On Escape

I promised I’d blog more about our project for the Uneven Growth show, but it took longer than I expected to get around to it. In the meantime, I’ve refreshed the Web site a little, cleaning up a few links here and there and I discovered a great new event at the Van Alen, recently redesigned by Collective-LOK (which includes my good friend Michael Kubo).

“Ultimate Exit: the Architecture and Urbanism of Tech-Secessionism” is taking place next Thursday December 11. See more here. This promises to be a truly fascinating event with the brilliant architect and theorist who I am priviliged is one of my closest friends, Ed Keller, accelerationist theorist Nick Land, Bitnation CEO Susanne Tarkowski Tempelhof, Geoff Manaugh of Bldgblog, artist Andrea Crespo, and artist Martti Kalliala whose works, together with Daniel Keller’s will be a backdrop for the discussion. I wish I was going, but instead I will be making my own escape, lecturing that evening on the tensile structures of Aleksandra Kasuba at the National Art Gallery of Lithuania. 
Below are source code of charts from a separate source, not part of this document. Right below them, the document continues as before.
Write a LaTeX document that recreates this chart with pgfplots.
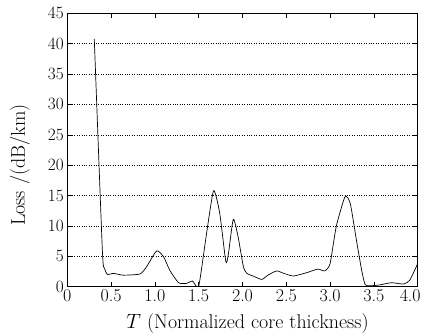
\documentclass[border=0pt]{standalone}
\usepackage{pgfplots}
\pgfplotsset{compat=1.18}
\begin{document}
\begin{tikzpicture}
\begin{axis}[
  scale only axis,
  width=350.4bp, height=273.4bp,
  xmin=0, xmax=4, ymin=0, ymax=45,
  xtick={0,0.5,1,1.5,2,2.5,3,3.5,4},
  xticklabels={0,0.5,1.0,1.5,2.0,2.5,3.0,3.5,{\makebox[0pt][r]{4.0\kern-3bp}}},
  ytick={0,5,...,45},
  tick align=inside,
  tick style={black, line width=0.6pt},
  major tick length=5pt,
  ymajorgrids,
  grid style={black, dotted, line width=0.6pt},
  axis line style={line width=0.6pt},
  tick label style={font=\fontsize{18}{20}\selectfont},
  label style={font=\fontsize{20}{22}\selectfont},
  xlabel={$T$ (Normalized core thickness)},
  ylabel={Loss /(dB/km)},
  xlabel style={at={([xshift=5bp,yshift=-41.3bp]axis description cs:0.5,0)}, anchor=base},
  ylabel style={at={([xshift=-42.3bp,yshift=-15bp]axis description cs:0,0.5)}, anchor=base},
  xticklabel style={yshift=1pt},
]
\addplot[black, line width=0.7pt, smooth, tension=0.35] coordinates {
(0.308,40.8) (0.40,6.0) (0.425,3.0) (0.46,2.0) (0.525,2.2) (0.64,1.9) (0.83,2.1)
(0.906,3.3) (1.02,5.9) (1.10,4.9) (1.17,2.7) (1.27,0.66) (1.36,0.55) (1.43,0.93)
(1.50,0.1) (1.59,8.8) (1.67,15.8) (1.74,12.1) (1.81,4.1) (1.84,5.5) (1.895,11.1)
(1.95,8.2) (2.01,3.3) (2.05,2.2) (2.12,1.76) (2.22,1.2) (2.29,1.9) (2.39,2.6)
(2.47,2.2) (2.58,1.76) (2.73,2.3) (2.86,2.9) (2.94,2.6) (3.0,3.8) (3.07,9.9)
(3.17,14.8) (3.23,13.7) (3.30,7.7) (3.36,2.7) (3.40,0.35) (3.455,0.15) (3.57,0.3)
(3.70,0.66) (3.84,0.44) (3.91,1.1) (4.0,3.8)
};
\end{axis}
\pgfresetboundingbox
\path ([shift={(-67.3bp,-47.3bp)}]current axis.south west) rectangle ([shift={(7.3bp,13.3bp)}]current axis.north east);
\end{tikzpicture}
\end{document}
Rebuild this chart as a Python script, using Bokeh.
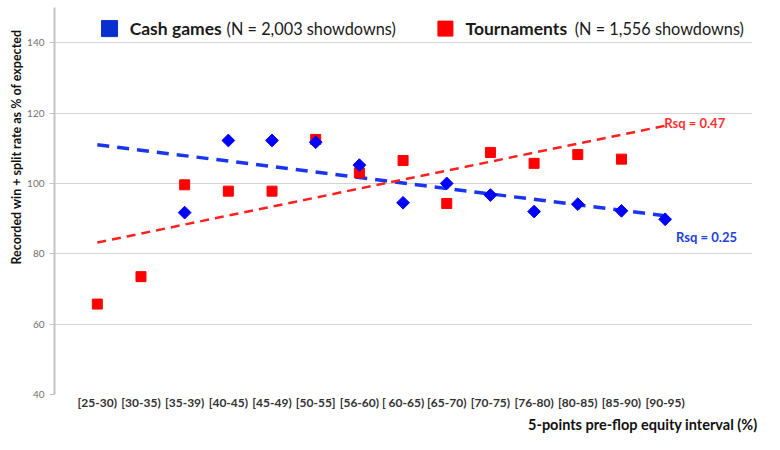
import math
from bokeh.plotting import figure
from bokeh.models import FixedTicker, Label, Range1d, Title
from bokeh.embed import file_html
from bokeh.resources import INLINE

# ---- data ----
categories = ["[25-30)", "[30-35)", "[35-39)", "[40-45)", "[45-49)", "[50-55]", "[56-60)",
              "[ 60-65)", "[65-70)", "[70-75)", "[76-80)", "[80-85)", "[85-90)", "[90-95)"]
cash_idx = [2, 3, 4, 5, 6, 7, 8, 9, 10, 11, 12, 13]
cash_values = [91.7, 112.2, 112.2, 111.7, 105.2, 94.5, 100.0, 96.7, 92.0, 94.1, 92.2, 89.8]
tour_idx = [0, 1, 2, 3, 4, 5, 6, 7, 8, 9, 10, 11, 12]
tour_values = [65.7, 73.5, 99.6, 97.8, 97.8, 112.5, 103.0, 106.5, 94.3, 108.8, 105.7, 108.2, 106.9]
trend_idx = [0, 13]
cash_trend = [111.0, 90.8]
tour_trend = [83.2, 116.4]
y_ticks = [40, 60, 80, 100, 120, 140]

FONT = "Lato"
BLUE = "#0000ff"
RED = "#ff0000"

p = figure(width=770, height=434, output_backend="svg", toolbar_location=None,
           x_range=Range1d(-0.98, 15.0), y_range=Range1d(40, 150),
           min_border_left=54, min_border_right=18, min_border_top=7, min_border_bottom=40)
p.outline_line_color = None
p.background_fill_color = "white"
p.border_fill_color = "white"

# grid
p.xgrid.visible = False
p.ygrid.ticker = FixedTicker(ticks=y_ticks)
p.ygrid.grid_line_color = "#a8a8a8"
p.ygrid.grid_line_dash = "1 1"
p.ygrid.grid_line_width = 1

# y axis
p.yaxis.ticker = FixedTicker(ticks=y_ticks)
p.yaxis.axis_line_color = "#c4c4c4"
p.yaxis.axis_line_width = 2
p.yaxis.major_tick_line_color = "#c4c4c4"
p.yaxis.major_tick_out = 5
p.yaxis.major_tick_in = 0
p.yaxis.minor_tick_line_color = None
p.yaxis.major_label_text_font = FONT
p.yaxis.major_label_text_font_size = "10px"
p.yaxis.major_label_text_color = "#707070"
p.yaxis.major_label_standoff = 5

# y axis title (placed toward the top, as in the reference)
p.add_layout(Title(text="Recorded win + split rate as % of expected", align="right", offset=22,
                   standoff=2, text_font=FONT, text_font_style="bold",
                   text_font_size="12.5px", text_color="#111111"), "left")

# x axis
p.xaxis.ticker = FixedTicker(ticks=list(range(len(categories))))
p.xaxis.major_label_overrides = {i: c for i, c in enumerate(categories)}
p.xaxis.axis_line_color = None
p.xaxis.major_tick_line_color = None
p.xaxis.minor_tick_line_color = None
p.xaxis.major_tick_out = 0
p.xaxis.major_tick_in = 0
p.xaxis.major_label_standoff = 0
p.xaxis.major_label_text_font = FONT
p.xaxis.major_label_text_font_style = "bold"
p.xaxis.major_label_text_font_size = "12px"
p.xaxis.major_label_text_color = "#333333"

# x axis title
p.add_layout(Title(text="5-points pre-flop equity interval (%)", align="right", offset=-5,
                   standoff=3, text_font=FONT, text_font_style="bold",
                   text_font_size="14.5px", text_color="#111111"), "below")

# trend lines
p.line(trend_idx, cash_trend, line_color="#1a35f0", line_width=3.5, line_dash="12 8")
p.line(trend_idx, tour_trend, line_color="#ff2020", line_width=2.5, line_dash="9 6")

# markers
p.scatter(tour_idx, tour_values, marker="square", size=10, fill_color=RED, line_color=RED)
p.scatter(cash_idx, cash_values, marker="square", angle=math.pi / 4, size=9,
          fill_color=BLUE, line_color=BLUE)

# legend (custom, mixed bold / regular text)
p.scatter([0.28], [144.0], marker="square", size=16, fill_color="#0a2fd0", line_color="#0a2fd0")
p.scatter([7.97], [144.0], marker="square", size=15, fill_color=RED, line_color=RED)
bold_kw = dict(text_font=FONT, text_font_size="17.5px", text_font_style="bold",
               text_baseline="middle", text_color="#1a1a1a")
reg_kw = dict(text_font=FONT, text_font_size="16.3px", text_baseline="middle", text_color="#1a1a1a")
p.add_layout(Label(x=0.74, y=144.0, text="Cash games", **bold_kw))
p.add_layout(Label(x=2.96, y=144.0, text="(N = 2,003 showdowns)", **reg_kw))
p.add_layout(Label(x=8.43, y=144.0, text="Tournaments", **bold_kw))
p.add_layout(Label(x=10.93, y=144.0, text="(N = 1,556 showdowns)", **reg_kw))

# R-squared labels
p.add_layout(Label(x=12.98, y=117.3, text="Rsq = 0.47", text_font=FONT, text_font_style="bold",
                   text_font_size="13px", text_color="#ff3030", text_baseline="middle"))
p.add_layout(Label(x=13.25, y=84.9, text="Rsq = 0.25", text_font=FONT, text_font_style="bold",
                   text_font_size="13px", text_color="#2040e0", text_baseline="middle"))

open("out.html", "w").write(file_html(p, INLINE))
The organizers have put up the following text:

Can the titans of tech engineer an escape from government oversight? Initiatives like Seasteading and talk of Silicon Valley’s “ultimate exit” are part of a growing tech-secessionist movement in which a variety of actors from venture capitalists and companies like Google to cloud-based communities of individuals are imagining city-state-like sites escaping state jurisdiction.

What might these enclaves look like? How do the architecture, urbanism, politics and psychology of exit intermingle?

After Manfredo Tafuri and Karl Popper, responsible historians aren’t supposed to predict the future, but I’m a bad historian, or at least an irresponsible one, so I do that all too often. The event that I’m going to miss brings to mind another section of our Uneven Growth proposal, our scenario entitled Hong Kong, 2047

Where our collaborators set out with a deligtfully poetic interpretation of the city’s future, the Netlab has based our research on demographic and economic projections and we grounded our reading in a scenario based on three key drivers: peak population in Hong Kong and China (and the decline from that peak), the consequent collapse of a strong nationalist center on the mainland, and—most pertinent to the event at the Val Alen—the emergence of powerful city states on the Chinese coasts, led by the model of Hong Kong. 

Nor will this stop in Hong Kong. On the contrary, what we call global cities today will form an archipelago of cities across the world that will increasingly take steps to formalize their status. This will be easy in places like the European Union, where countries are ceding power upwards to the EU or downwards to the region. In places like the PRC or the US, it will be a little trickier, and may require the disappearance of the nation states into broader regional governments or alliances in order to assuage nationalist feelings (after all, the logic goes, if the country expands, maybe some devolution to the rising city-states would be ok…).   

This is only one aspect of escape. Another crucial aspect of escape—which we don’t cover in the HK 2047 scenario—is escape from cities themselves, the construction of enclaves outside of cities for various purposes. I’ve written about enclave urbanism before at some length here, but for now, suffice it to say that that threats of terrorism, contagion, and economic collapse are all prompting the wealthy—and even not so wealthy—to ensure that they have holdouts in the countryside. But even more than that, enclaves of exclusivity are emerging, and are often defined by the difficulties of reaching them. More at that link above.

This is not, I now understand, opposed to city-state urbanism, but rather a constituent part of it. Even as finance pulls out of Manhattan for safer, more nimble and virtual venues, the city-state remains, a massive capital sink or spatial fix and a site of luxurious indulgence for archipelago urbanists.